The analysis of the video data was carried out by comparing the duration time recognized automatically by the robot and that recognized manually from the video data. As shown in Table 2, the matching ratio of the conversation situation is 92.39% and that of the explanation situation is 75.27%. A high matching ratio implies that the robot can correctly estimate the communication situation of the humans with a high level of precision. In order to evaluate the effectiveness of the robot when it acts as a TV cameraman, we analyzed the video data to verify the effectiveness of the photography task.
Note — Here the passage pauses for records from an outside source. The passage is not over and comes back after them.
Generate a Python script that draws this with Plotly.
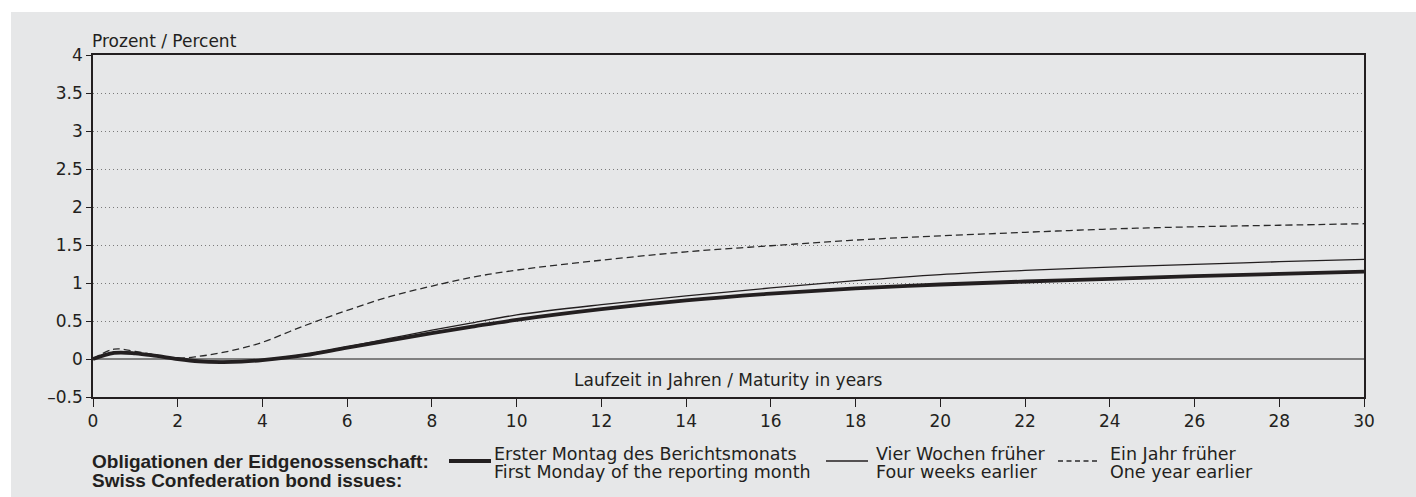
import plotly.graph_objects as go

# ---------------- data ----------------
maturity = [0, 0.5, 1, 1.5, 2, 2.5, 3, 3.5, 4, 5, 6, 7, 8, 9, 10,
            12, 14, 16, 18, 20, 22, 24, 26, 28, 30]
first_monday = [0.0, 0.08, 0.075, 0.04, 0.0, -0.03, -0.04, -0.035, -0.015, 0.05, 0.15, 0.245, 0.34, 0.43, 0.515,
                0.655, 0.77, 0.86, 0.93, 0.98, 1.02, 1.055, 1.09, 1.12, 1.15]
four_weeks = [0.0, 0.09, 0.08, 0.045, 0.005, -0.02, -0.03, -0.025, -0.01, 0.06, 0.16, 0.27, 0.38, 0.48, 0.58,
              0.715, 0.83, 0.935, 1.03, 1.11, 1.165, 1.21, 1.245, 1.28, 1.31]
one_year = [0.0, 0.13, 0.1, 0.05, 0.01, 0.035, 0.08, 0.14, 0.22, 0.44, 0.64, 0.82, 0.96, 1.08, 1.17,
            1.3, 1.41, 1.49, 1.565, 1.62, 1.667, 1.71, 1.74, 1.76, 1.78]

y_tickvals = [-0.5, 0, 0.5, 1, 1.5, 2, 2.5, 3, 3.5, 4]
y_ticktext = ["\u20130.5", "0", "0.5", "1", "1.5", "2", "2.5", "3", "3.5", "4"]
x_tickvals = list(range(0, 31, 2))

series_names = ["Erster Montag des Berichtsmonats", "Vier Wochen früher", "Ein Jahr früher"]
series_names_en = ["First Monday of the reporting month", "Four weeks earlier", "One year earlier"]
legend_title = ["Obligationen der Eidgenossenschaft:", "Swiss Confederation bond issues:"]

# ---------------- layout geometry (screen pixels) ----------------
W, H = 1416, 497
L, T = 93, 55
R = W - 1364
B = H - 397
PW, PH = W - L - R, H - T - B

def px(xs):
    return (xs - L) / PW

def py(ys):
    return (H - B - ys) / PH

INK = "#231f20"
BG = "#e6e7e8"
REG = "DejaVu Sans"
BOLD = "Liberation Sans"

fig = go.Figure()
fig.add_trace(go.Scatter(x=maturity, y=one_year, mode="lines", name=series_names[2],
                         line=dict(color="#2a2a2a", width=1.3, dash="7px,4px", shape="spline")))
fig.add_trace(go.Scatter(x=maturity, y=four_weeks, mode="lines", name=series_names[1],
                         line=dict(color=INK, width=1.3, shape="spline")))
fig.add_trace(go.Scatter(x=maturity, y=first_monday, mode="lines", name=series_names[0],
                         line=dict(color=INK, width=3.8, shape="spline")))

shapes = [
    # white margins at the top and left of the grey panel
    dict(type="rect", xref="paper", yref="paper", x0=px(-20), x1=px(1440), y0=py(12), y1=py(-20),
         fillcolor="white", line=dict(width=0), layer="below"),
    dict(type="rect", xref="paper", yref="paper", x0=px(-20), x1=px(11), y0=py(520), y1=py(-20),
         fillcolor="white", line=dict(width=0), layer="below"),
    # legend keys
    dict(type="line", xref="paper", yref="paper", x0=px(449), x1=px(491), y0=py(461), y1=py(461),
         line=dict(color=INK, width=3.8)),
    dict(type="line", xref="paper", yref="paper", x0=px(826), x1=px(868), y0=py(461), y1=py(461),
         line=dict(color=INK, width=1.3)),
    dict(type="line", xref="paper", yref="paper", x0=px(1058), x1=px(1098), y0=py(461), y1=py(461),
         line=dict(color="#2a2a2a", width=1.3, dash="5px,3.5px")),
]

annotations = [
    dict(text="Prozent / Percent", xref="paper", yref="paper", x=px(90), y=py(41),
         xanchor="left", yanchor="middle", showarrow=False, font=dict(family=REG, size=17, color=INK)),
    dict(text="Laufzeit in Jahren / Maturity in years", xref="paper", yref="paper", x=0.5, y=py(380),
         xanchor="center", yanchor="middle", showarrow=False, font=dict(family=REG, size=17, color=INK)),
    dict(text="<b>" + legend_title[0] + "</b>", xref="paper", yref="paper", x=px(90), y=py(461),
         xanchor="left", yanchor="middle", showarrow=False, font=dict(family=BOLD, size=19, color=INK)),
    dict(text="<b>" + legend_title[1] + "</b>", xref="paper", yref="paper", x=px(90), y=py(480),
         xanchor="left", yanchor="middle", showarrow=False, font=dict(family=BOLD, size=19, color=INK)),
]
for xs, de, en in [(492, series_names[0], series_names_en[0]),
                   (874, series_names[1], series_names_en[1]),
                   (1108, series_names[2], series_names_en[2])]:
    annotations.append(dict(text=de, xref="paper", yref="paper", x=px(xs), y=py(454),
                            xanchor="left", yanchor="middle", showarrow=False,
                            font=dict(family=REG, size=17.5, color=INK)))
    annotations.append(dict(text=en, xref="paper", yref="paper", x=px(xs), y=py(472),
                            xanchor="left", yanchor="middle", showarrow=False,
                            font=dict(family=REG, size=17.5, color=INK)))

fig.update_layout(
    width=W, height=H,
    margin=dict(l=L, r=R, t=T, b=B, pad=0),
    paper_bgcolor=BG, plot_bgcolor=BG,
    showlegend=False,
    shapes=shapes,
    annotations=annotations,
    font=dict(family=REG, size=17, color=INK),
    xaxis=dict(range=[0, 30], tickvals=x_tickvals, ticks="outside", ticklen=8, tickcolor=INK,
               showline=True, linecolor=INK, linewidth=1.5, mirror=True, showgrid=False,
               zeroline=False, tickfont=dict(family=REG, size=17, color=INK), fixedrange=True),
    yaxis=dict(range=[-0.5, 4], tickvals=y_tickvals, ticktext=y_ticktext, ticks="outside",
               ticklen=5, tickcolor=INK, showline=True, linecolor=INK, linewidth=1.5, mirror=True,
               showgrid=True, gridcolor="#7a7a7a", gridwidth=1, griddash="1px,3px",
               zeroline=True, zerolinecolor="#808080", zerolinewidth=1.5,
               tickfont=dict(family=REG, size=17, color=INK), fixedrange=True),
)

fig.write_html("out.html",
               config={"displayModeBar": False},
               post_script="document.body.style.margin='0';document.body.style.overflow='hidden';")
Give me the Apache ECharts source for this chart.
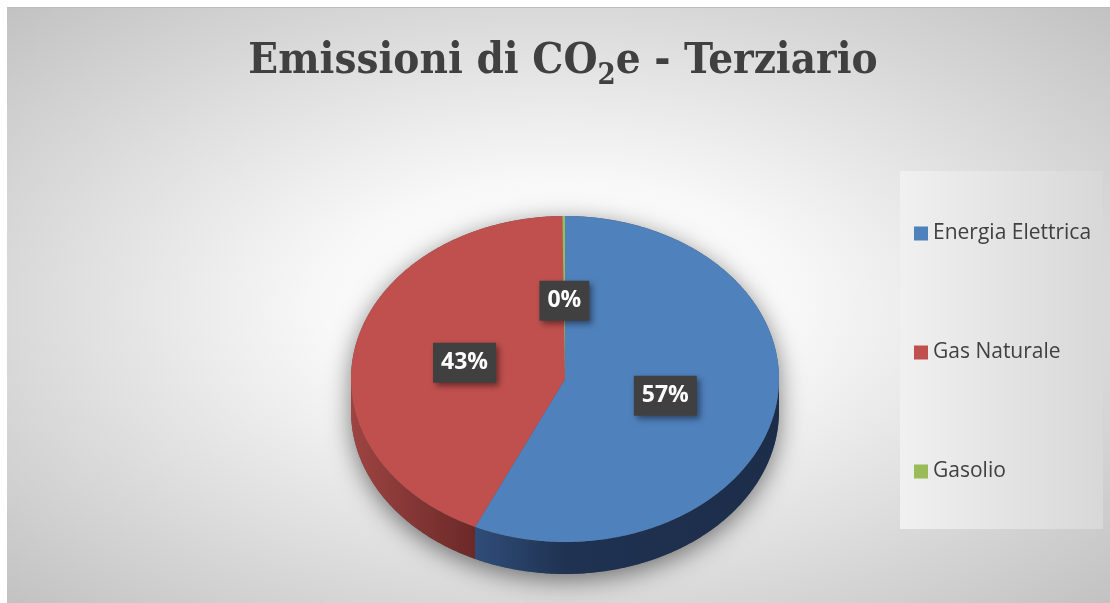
<!DOCTYPE html>
<html>
<head>
<meta charset="utf-8">
<script src="https://cdn.jsdelivr.net/npm/echarts@6/dist/echarts.min.js"></script>
<style>
  html, body { margin: 0; padding: 0; background: #fff; }
  #chart {
    position: absolute; left: 7px; top: 7px; width: 1103px; height: 596px;
    border-top: 1px solid #bdbdbd; box-sizing: border-box;
    background: radial-gradient(farthest-corner at 50% 50%, #ffffff 0%, #f8f8f8 30%, #c2c2c2 100%);
  }
</style>
</head>
<body>
<div id="chart"></div>
<script>
const categories = ['Energia Elettrica', 'Gas Naturale', 'Gasolio'];
const values = [56.9, 42.9, 0.2];
const topColors = ['#4f81bd', '#c0504d', '#9bbb59'];
const sideColors = [
  [['#2f4d79', 0], ['#1f3251', 0.3], ['#1c2d4a', 1]],
  [['#9e4442', 0], ['#6a2928', 1]],
  [['#7a9444', 0], ['#5c7033', 1]]
];

const total = values.reduce((a, b) => a + b, 0);
const starts = [];
let acc = 0;
values.forEach(v => { starts.push(acc / total * Math.PI * 2); acc += v; });

// ellipse of the "3d" pie, in chart pixels
const pie = { cx: 558, cy: 371, rx: 214, ry: 163, depth: 32 };

const pt = (t, dy) => [pie.cx + pie.rx * Math.sin(t), pie.cy - pie.ry * Math.cos(t) + (dy || 0)];
function arc(a, b, dy) {
  const n = Math.max(2, Math.ceil(Math.abs(b - a) / 0.01));
  const out = [];
  for (let i = 0; i <= n; i++) out.push(pt(a + (b - a) * i / n, dy));
  return out;
}
const grad = stops => ({
  type: 'linear', x: 0, y: 0, x2: 1, y2: 0,
  colorStops: stops.map(s => ({ color: s[0], offset: s[1] }))
});

function sliceItem(i) {
  return function (params, api) {
    const a = starts[i];
    const b = a + api.value(0) / total * Math.PI * 2;
    const children = [];
    // front wall
    const sa = Math.max(a, Math.PI / 2), sb = Math.min(b, Math.PI * 1.5);
    if (sb > sa) {
      children.push({
        type: 'polygon', z2: 1,
        shape: { points: arc(sa, sb, 0).concat(arc(sa, sb, pie.depth).reverse()) },
        style: { fill: grad(sideColors[i]) }
      });
    }
    // top face
    children.push({
      type: 'polygon', z2: 2,
      shape: { points: [[pie.cx, pie.cy]].concat(arc(a, b, 0)) },
      style: { fill: topColors[i] }
    });
    // label
    const mid = (a + b) / 2;
    const p = [pie.cx + 0.48 * pie.rx * Math.sin(mid), pie.cy - 0.48 * pie.ry * Math.cos(mid)];
    children.push({
      type: 'text', z2: 10,
      x: p[0], y: p[1],
      style: {
        text: Math.round(api.value(0) / total * 100) + '%',
        fill: '#ffffff',
        font: 'bold 23px "Open Sans"',
        align: 'center', verticalAlign: 'middle',
        backgroundColor: '#404040',
        padding: [9, 8, 8, 8],
        shadowColor: 'rgba(0,0,0,0.45)', shadowBlur: 6, shadowOffsetX: 3, shadowOffsetY: 3
      }
    });
    return { type: 'group', children };
  };
}

const chart = echarts.init(document.getElementById('chart'));

const series = [{
  type: 'custom', name: 'ombra', coordinateSystem: 'none', silent: true, z: 1,
  data: [[total]],
  renderItem: () => ({
    type: 'polygon',
    shape: { points: arc(-Math.PI / 2, Math.PI / 2, 0).concat(arc(Math.PI / 2, Math.PI * 1.5, pie.depth)) },
    style: { fill: '#555', shadowColor: 'rgba(0,0,0,0.5)', shadowBlur: 24, shadowOffsetY: 6 }
  })
}].concat(categories.map((name, i) => ({
  type: 'custom', name, coordinateSystem: 'none', silent: true, z: 2,
  itemStyle: { color: topColors[i] },
  data: [[values[i]]],
  renderItem: sliceItem(i)
})));

chart.setOption({
  animation: false,
  title: {
    text: '{a|Emissioni di CO}{s|2}{a|e - Terziario}',
    left: 551, textAlign: 'center', top: 20,
    textStyle: {
      rich: {
        a: { fontFamily: 'DejaVu Serif Condensed', fontWeight: 'bold', fontSize: 43.5, color: '#404040' },
        s: { fontFamily: 'DejaVu Serif Condensed', fontWeight: 'bold', fontSize: 29, color: '#404040', padding: [29, 0, 0, 0] }
      }
    }
  },
  legend: {
    data: categories, orient: 'vertical', left: 893, top: 163,
    padding: [52, 12, 47, 14], itemGap: 98,
    itemWidth: 14, itemHeight: 14, icon: 'rect', selectedMode: false,
    textStyle: { fontFamily: 'Open Sans', fontSize: 21, color: '#404040', lineHeight: 20 },
    backgroundColor: grad([['#f0f0f0', 0], ['#d8d8d8', 1]])
  },
  series
});
</script>
</body>
</html>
Table 2 Recognition rate of communication situations

As shown in Table 3, the calculated values of the attention ratio (dividing the attention time of the robot by the attention time of the humans) and the photographing ratio (dividing the photographing time of attention objects by the attention time of the humans) are shown. As the result, the photographing ratio reached 81.31%, and the attention ratio 62.63%. We can infer from these results that the proposed system has a good potential for helping humans communicate knowledge to robots and generate useful knowledge contents in video format. In general, the listener robot system can communicate with humans quite smoothly in the task. We plan to further improve the implementation of the listener robot system by replacing BN with more systematic DBN-based model and conduct additional evaluation experiments to further substantiate the effectiveness of our system.

Table 3 Attention ratio and photographing ratio of attention behaviors and objects

Conclusion

In this paper, we addressed the problem of establishing a natural communication environment with a robot. We proposed a theory of user involvement by using joint attention and a two-layered human-robot interaction approach. The lower layer improves the robustness of the system by detecting rhythmic and repetitive gestures and by generating immediate responses. The upper layer flexibly controls social interaction by DBN representing social interaction patterns. In order to evaluate our method, we are building a listener robot that can follow and record scenes where a human speaker explains the procedure of assembling and/or disassembling a bicycle to a human listener. Preliminary results are shown to demonstrate how this concept is being implemented on the listener robot.